> When using remote midas clients with mserver, you may have noticed the zero-size .RPC.SHM files
> these clients create in the directory where you run them. These files are associated with the semaphore
> created by the midas rpc layer (rpc_call) to synchronize rpc calls between multiple threads. This
> semaphore is always created, even for single-threaded midas applications. Also normally midas
> semaphore files are created in the midas experiment directory specified in exptab (same place as
> .ODB.SHM), but for remote clients, we do not know that location until we start making rpc calls, so the
> semaphore file is created in the current directory (and it is on a remote machine anyway, so this
> location may not be visible locally).
>
> There are 2 problems with these semaphores:
A 3rd problem surfaced - on SL5 Linux, the global limit is 128 or so semaphores and on at least one heavily used machine that hosts multiple
experiments we simply run out of semaphores.

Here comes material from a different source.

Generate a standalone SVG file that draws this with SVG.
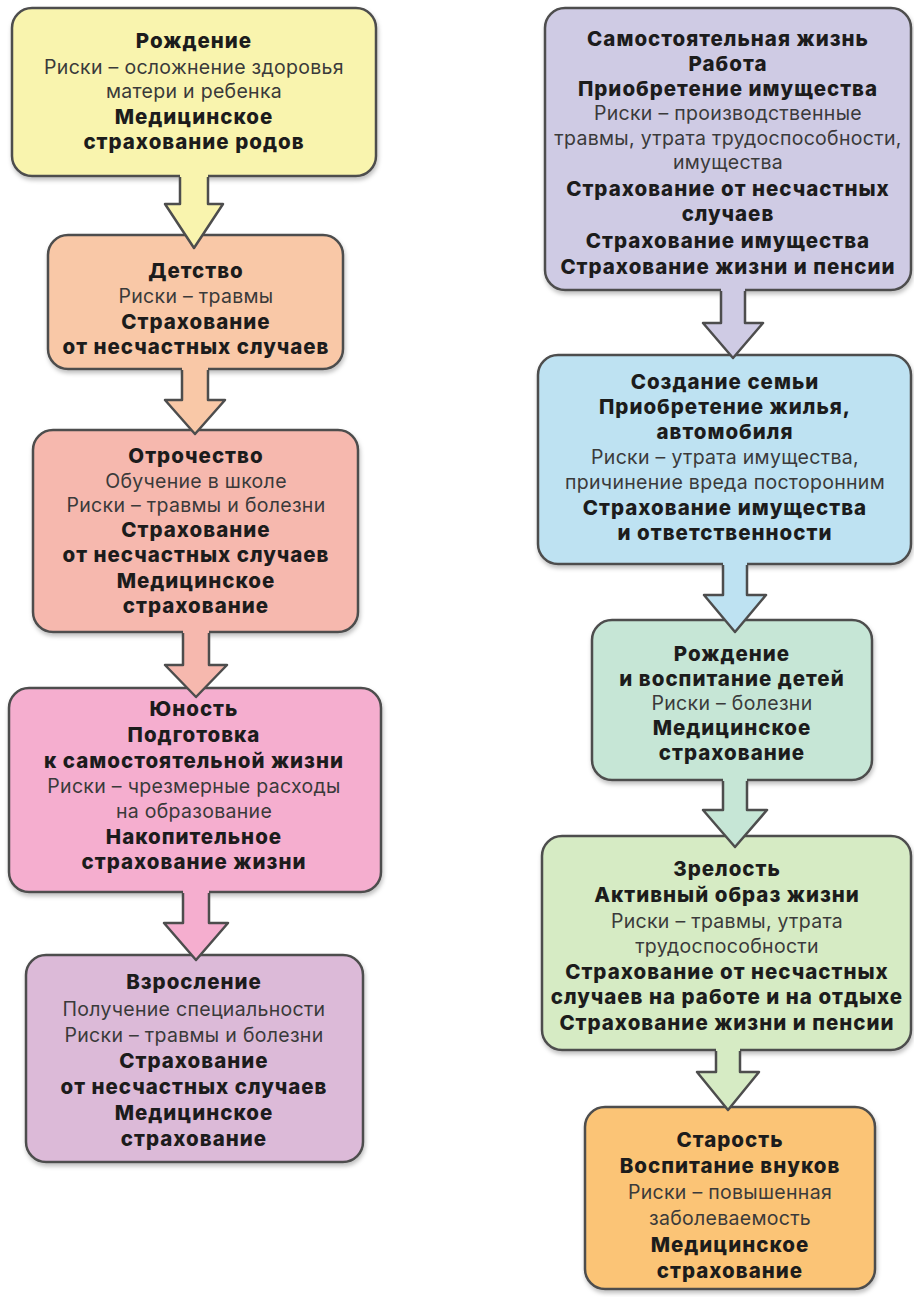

For "normal" semaphores, their number is fixed to about 5 per experiment (one for each shared memory buffer), but the number of RPC
semaphores is not bounded by the number of experiments or even by the number of user accounts - they are created (and never deleted) for
each experiment, for each user that connects to each experiment, for each subdirectory where the each user happened to try to start a
program that connects to the each experiment. (to reuse the old children's rhyme).
Right now, MIDAS does not have an abstraction for "local multi-thread mutex" (i.e. pthread_mutex & co) and mostly uses global semaphores
for this task (with interesting coding results, i.e. for multithreaded locking of ODB). Perhaps such an abstraction should be introduced?